Chu Yun agreed. Xiao Zai's case wasn't at all similar to what the physician had described.
"Convenient, isn't it?" he said aloud, his mind coming up with possibilities. "I mean, we've been assuming the arrow was meant to kill you, and the corpse powder to ensure that happened..."
Xiao Zai interrupted him. "Yes, I think so too. It all seems tpo perfectly orchestrated to be the result of happenstance."
The fact that Xiao Zai had been conscious the whole time changed everything. It felt like the point was never to kill him, but instead to trap him in his own body in some kind of perpetual state of stasis.
"And your symptoms weren't even similar to the traditional effects of the corpse powder," Chu Yun mused, worrying at his bottom lip. "I think Ru Long hoped that with corpse powder not being common in Zui, and your condition not displaying the usual symptoms, that we would never risk using the antidote on you."
Now that he was looking at all the evidence in front of him. It seemed obvious that that had been the plan from the beginning.
"If you had died that would generate a succession crisis," Chu Yun said, looking up into Xiao Zai's eyes. "Perhaps that wouldn't be convenient for Ru Long's plans."
Xiao Zai's arm tightened around Chu Yun's waist. "What even are his plans?"
That eluded Chu Yun for now. Usurping the Zui throne, due to likely being Xiao Zai's uncle's son? Wouldn't that be more convenient if Xiao Zai was dead?
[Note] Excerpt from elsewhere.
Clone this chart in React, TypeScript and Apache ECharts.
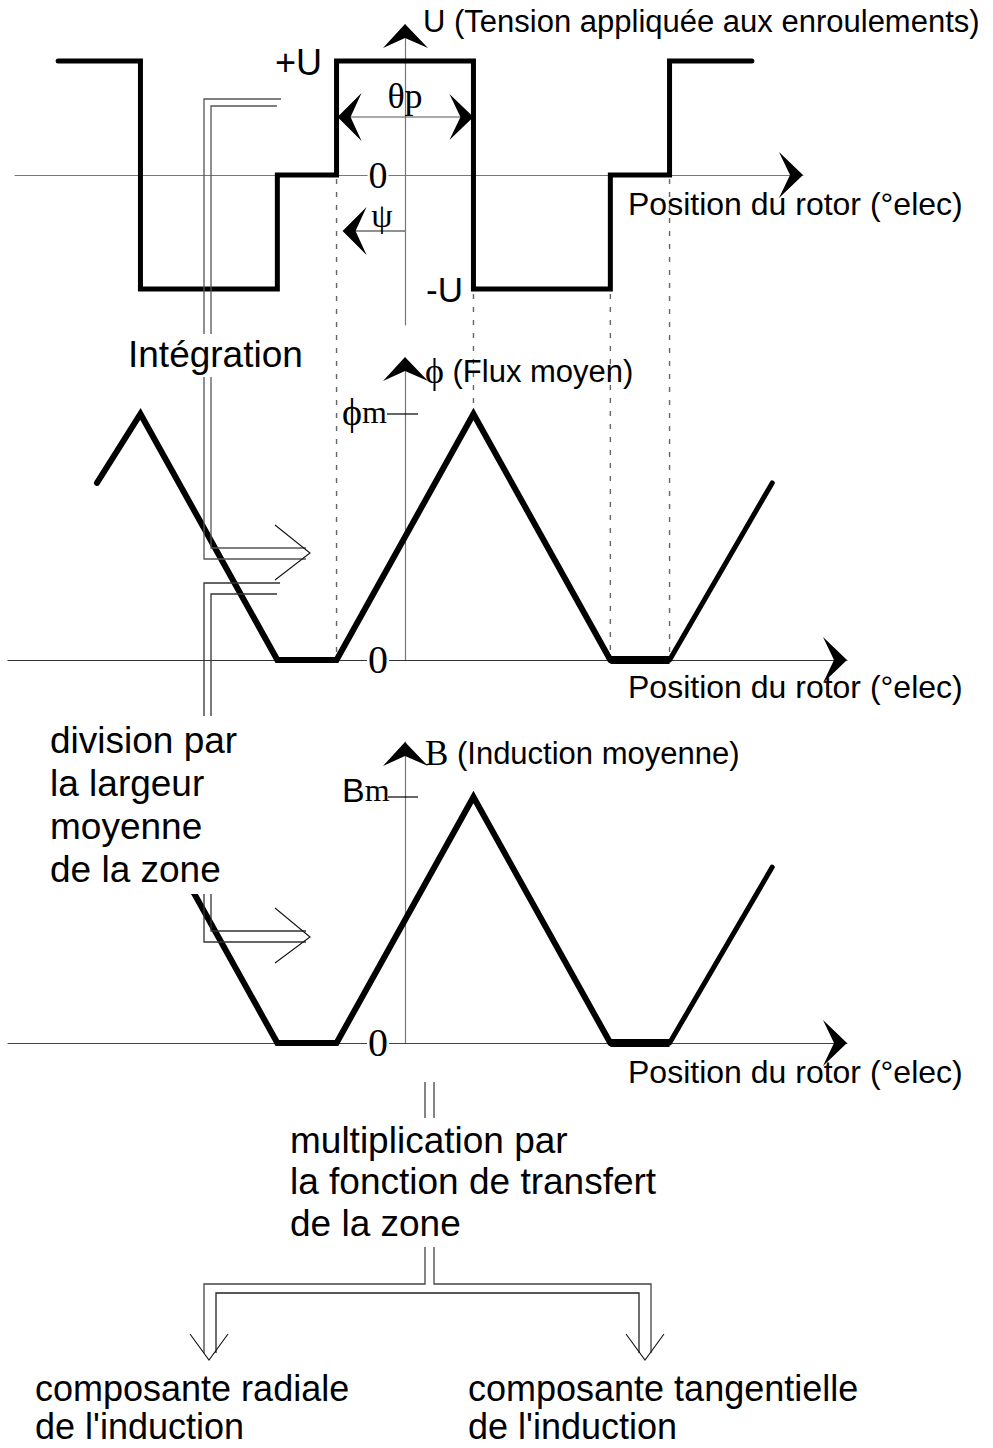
import React, { useEffect, useRef } from 'react';
import * as echarts from 'echarts';

// ---- data (electrical degrees, normalized amplitudes) ----
const voltageX = [-375, -286, -286, -138, -138, -74, -74, 74, 74, 222, 222, 286, 286, 375];
const voltageY = [1, 1, -1, -1, 0, 0, 1, 1, -1, -1, 0, 0, 1, 1];
const fluxX = [-333, -286, -138, -74, 74, 222, 286, 397];
const fluxY = [0.72, 1, 0, 0, 1, 0, 0, 0.72];
const inductionX = [-333, -286, -138, -74, 74, 222, 286, 397];
const inductionY = [0.72, 1, 0, 0, 1, 0, 0, 0.715];
const edgeAngles = [-74, 74, 222, 286];
const labelsTop = ['+U', '-U', '0', 'θp', 'ψ'];
const axisTitles = ['U (Tension appliquée aux enroulements)', 'ϕ', ' (Flux moyen)', 'B', ' (Induction moyenne)'];
const xTitle = 'Position du rotor (°elec)';
const divisionLines = ['division par', 'la largeur', 'moyenne', 'de la zone'];
const multLines = ['multiplication par', 'la fonction de transfert', 'de la zone'];
const radialLines = ['composante radiale', "de l'induction"];
const tangLines = ['composante tangentielle', "de l'induction"];

const SANS = '"Liberation Sans", Arial, sans-serif';
const SERIF = '"Liberation Serif", "Times New Roman", serif';

// ---- layout ----
const W = 993, H = 1448;
const X0 = 405;
const K = 333 / 360;
const panels = [
  { left: 15, right: 803, top: 25, bottom: 325, zero: 175, unit: 114, hColor: '#777' },
  { left: 8, right: 847, top: 358, bottom: 660, zero: 660, unit: 246, hColor: '#333' },
  { left: 8, right: 847, top: 742, bottom: 1043, zero: 1043, unit: 246, hColor: '#444' },
];
const gx = (deg: number) => X0 + deg * K;
const gy = (i: number, v: number) => panels[i].zero - v * panels[i].unit;

const zip = (xs: number[], ys: number[]) => xs.map((x, i) => [x, ys[i]]);

function arrowUp(x: number, tip: number) {
  return [[x, tip], [x + 23, tip + 24], [x, tip + 14], [x - 22, tip + 24]];
}
function arrowRight(tip: number, y: number) {
  return [[tip, y], [tip - 24, y - 23], [tip - 13, y], [tip - 24, y + 23]];
}
function arrowLeft(tip: number, y: number) {
  return [[tip, y], [tip + 24, y - 24], [tip + 13, y], [tip + 24, y + 24]];
}

function txt(text: string, x: number, y: number, size: number, family: string, extra: any = {}) {
  return {
    type: 'text', x, y, z: 20,
    style: { text, fontSize: size, fontFamily: family, fill: '#000', align: 'left', verticalAlign: 'middle', ...extra },
  };
}
function poly(points: number[][], z = 15) {
  return { type: 'polygon', z, shape: { points }, style: { fill: '#000' } };
}
function pline(points: number[][], stroke = '#444', lw = 1.3, z = 12) {
  return { type: 'polyline', z, shape: { points }, style: { stroke, lineWidth: lw, fill: null } };
}
function seg(x1: number, y1: number, x2: number, y2: number, stroke: string, lw: number, dash?: number[], z = 1) {
  return { type: 'line', z, shape: { x1, y1, x2, y2 }, style: { stroke, lineWidth: lw, lineDash: dash } };
}
function whiteRect(x: number, y: number, w: number, h: number) {
  return { type: 'rect', z: 18, shape: { x, y, width: w, height: h }, style: { fill: '#fff' } };
}

export default function App() {
  const ref = useRef<HTMLDivElement>(null);
  useEffect(() => {
    if (!ref.current) return;
    const chart = echarts.init(ref.current, undefined, { renderer: 'svg' });

    const grids = panels.map((p) => ({ left: p.left, top: p.top, width: p.right - p.left, height: p.bottom - p.top }));
    const xAxes = panels.map((p, i) => ({
      gridIndex: i, type: 'value',
      min: (p.left - X0) / K, max: (p.right - X0) / K,
      axisLine: { show: true, onZero: true, lineStyle: { color: p.hColor, width: 1.2 } },
      axisTick: { show: false }, axisLabel: { show: false }, splitLine: { show: false },
    }));
    const yAxes = panels.map((p, i) => ({
      gridIndex: i, type: 'value',
      min: (p.zero - p.bottom) / p.unit, max: (p.zero - p.top) / p.unit,
      axisLine: { show: true, onZero: true, lineStyle: { color: '#777', width: 1.2 } },
      axisTick: { show: false }, axisLabel: { show: false }, splitLine: { show: false },
    }));

    const lineSeries = (idx: number, data: number[][], width: number, cap = 'round') => ({
      type: 'line', xAxisIndex: idx, yAxisIndex: idx, data, showSymbol: false, symbol: 'none',
      clip: false, silent: true, z: 5,
      lineStyle: { color: '#000', width, cap, join: 'miter' },
    });

    const u = zip(voltageX, voltageY);
    const f = zip(fluxX, fluxY);
    const b = zip(inductionX, inductionY);

    const series = [
      lineSeries(0, u, 5, 'round'),
      lineSeries(1, f.slice(0, 6), 6),
      lineSeries(1, f.slice(5, 7), 8, 'butt'),
      lineSeries(1, f.slice(6), 5),
      lineSeries(2, b.slice(0, 6), 6),
      lineSeries(2, b.slice(5, 7), 8, 'butt'),
      lineSeries(2, b.slice(6), 5),
    ];

    const els: any[] = [];
    // dotted guides
    const dash = [5, 8];
    els.push(seg(gx(edgeAngles[0]), gy(0, 0) + 4, gx(edgeAngles[0]), gy(1, 0), '#666', 1.4, dash));
    els.push(seg(gx(edgeAngles[1]), gy(0, -1) + 5, gx(edgeAngles[1]), gy(1, 1) - 8, '#666', 1.4, dash));
    els.push(seg(gx(edgeAngles[2]), gy(0, -1) + 5, gx(edgeAngles[2]), gy(1, 0), '#666', 1.4, dash));
    els.push(seg(gx(edgeAngles[3]), gy(0, 0) + 4, gx(edgeAngles[3]), gy(1, 0), '#666', 1.4, dash));

    // axis arrowheads
    els.push(poly(arrowUp(X0, panels[0].top - 1)));
    els.push(poly(arrowUp(X0, panels[1].top - 1)));
    els.push(poly(arrowUp(X0, panels[2].top)));
    els.push(poly(arrowRight(panels[0].right, gy(0, 0))));
    els.push(poly(arrowRight(panels[1].right, gy(1, 0))));
    els.push(poly(arrowRight(panels[2].right, gy(2, 0))));

    // theta_p dimension
    const yTheta = 117;
    els.push(seg(gx(-74) + 2, yTheta, gx(74) - 2, yTheta, '#555', 1.2, undefined, 10));
    els.push(poly(arrowLeft(gx(-74) + 1, yTheta)));
    els.push(poly(arrowRight(gx(74), yTheta)));
    // psi
    const yPsi = 231;
    els.push(seg(X0, yPsi, gx(-74) + 8, yPsi, '#222', 1.2, undefined, 10));
    els.push(poly(arrowLeft(gx(-74) + 6, yPsi)));

    // phi_m / B_m ticks
    els.push(seg(X0 - 18, gy(1, 1), X0 + 13, gy(1, 1), '#000', 1.2, undefined, 10));
    els.push(seg(X0 - 17, gy(2, 1), X0 + 13, gy(2, 1), '#000', 1.2, undefined, 10));

    // hollow arrow: Intégration
    els.push(pline([[281, 99], [204, 99], [204, 559], [306, 559]], '#555'));
    els.push(pline([[277, 106], [211, 106], [211, 548], [306, 548]], '#555'));
    els.push(pline([[275, 525], [310, 553], [275, 580]], '#111', 1.1));
    // hollow arrow: division
    els.push(pline([[280, 583], [204, 583], [204, 942], [306, 942]], '#333'));
    els.push(pline([[277, 594], [211, 594], [211, 931], [306, 931]], '#333'));
    els.push(pline([[275, 908], [310, 937], [275, 963]], '#111', 1.1));
    // bottom branching arrow
    els.push(pline([[425, 1082], [425, 1284], [204, 1284], [204, 1353]], '#444'));
    els.push(pline([[434, 1082], [434, 1284], [651, 1284], [651, 1353]], '#444'));
    els.push(pline([[216, 1353], [216, 1293], [639, 1293], [639, 1353]], '#222'));
    els.push(pline([[190, 1334], [209, 1360], [228, 1334]], '#111', 1.1));
    els.push(pline([[626, 1334], [645, 1360], [664, 1334]], '#111', 1.1));

    // white masks behind text blocks
    els.push(whiteRect(118, 334, 196, 43));
    els.push(whiteRect(40, 716, 212, 178));
    els.push(whiteRect(282, 1118, 390, 129));

    // texts - top panel
    els.push(txt(axisTitles[0], 423, 21, 31, SANS));
    els.push(txt(labelsTop[0], 275, gy(0, 1) + 1, 36, SANS));
    els.push(txt(labelsTop[1], 426, gy(0, -1), 35, SANS));
    els.push(txt(labelsTop[2], 378, gy(0, 0), 38, SERIF, { align: 'center', backgroundColor: '#fff', padding: [0, 1] }));
    els.push(txt(labelsTop[3], X0, 96, 36, SERIF, { align: 'center' }));
    els.push(txt(labelsTop[4], 382, 215, 34, SERIF, { align: 'center' }));
    els.push(txt(xTitle, 628, 204, 32, SANS));

    // flux panel
    els.push(txt('Intégration', 128, 354, 37, SANS));
    els.push({
      type: 'text', x: 425, y: 371, z: 20,
      style: {
        text: '{s|' + axisTitles[1] + '}{t|' + axisTitles[2] + '}', verticalAlign: 'middle', align: 'left', fill: '#000',
        rich: { s: { fontFamily: SERIF, fontSize: 36, fill: '#000' }, t: { fontFamily: SANS, fontSize: 31, fill: '#000' } },
      },
    });
    els.push({
      type: 'text', x: 342, y: 412, z: 20,
      style: {
        text: '{s|ϕ}{m|m}', verticalAlign: 'middle', align: 'left', fill: '#000',
        rich: { s: { fontFamily: SERIF, fontSize: 38, fill: '#000' }, m: { fontFamily: SERIF, fontSize: 32, fill: '#000' } },
      },
    });
    els.push(txt('0', 378, gy(1, 0) - 1, 40, SERIF, { align: 'center', backgroundColor: '#fff', padding: [0, 1] }));
    els.push(txt(xTitle, 628, 687, 32, SANS));

    // induction panel
    divisionLines.forEach((t, i) => els.push(txt(t, 50, 740 + i * 43.3, 37, SANS)));
    els.push({
      type: 'text', x: 425, y: 753, z: 20,
      style: {
        text: '{s|' + axisTitles[3] + '}{t|' + axisTitles[4] + '}', verticalAlign: 'middle', align: 'left', fill: '#000',
        rich: { s: { fontFamily: SERIF, fontSize: 35, fill: '#000' }, t: { fontFamily: SANS, fontSize: 31, fill: '#000' } },
      },
    });
    els.push({
      type: 'text', x: 342, y: 790, z: 20,
      style: {
        text: '{b|B}{m|m}', verticalAlign: 'middle', align: 'left', fill: '#000',
        rich: { b: { fontFamily: SANS, fontSize: 34, fill: '#000' }, m: { fontFamily: SERIF, fontSize: 32, fill: '#000' } },
      },
    });
    els.push(txt('0', 378, gy(2, 0) - 1, 40, SERIF, { align: 'center', backgroundColor: '#fff', padding: [0, 1] }));
    els.push(txt(xTitle, 628, 1072, 32, SANS));

    // bottom texts
    multLines.forEach((t, i) => els.push(txt(t, 290, 1140 + i * 41.5, 37, SANS)));
    radialLines.forEach((t, i) => els.push(txt(t, 35, 1388 + i * 38, 36, SANS)));
    tangLines.forEach((t, i) => els.push(txt(t, 468, 1388 + i * 38, 36, SANS)));

    chart.setOption({
      animation: false,
      backgroundColor: '#fff',
      grid: grids,
      xAxis: xAxes,
      yAxis: yAxes,
      series,
      graphic: { elements: els },
    });
    return () => chart.dispose();
  }, []);
  return <div ref={ref} style={{ position: 'absolute', left: 0, top: 0, width: W, height: H }} />;
}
And what about his own "legitimate" claim to the Su throne?
The actual legitimacy of his role as Crown Prince of Su was dubious. What would happen if that information was revealed?
There were many unanswered questions swirling around Ru Long and the attack on Xiao Zai.
"I don't know what he's planning," Chu Yun said, looking up at Xiao Zai from under his lashes, his gaze intense, "but he has another thing coming if he thinks I'll make it easy for him."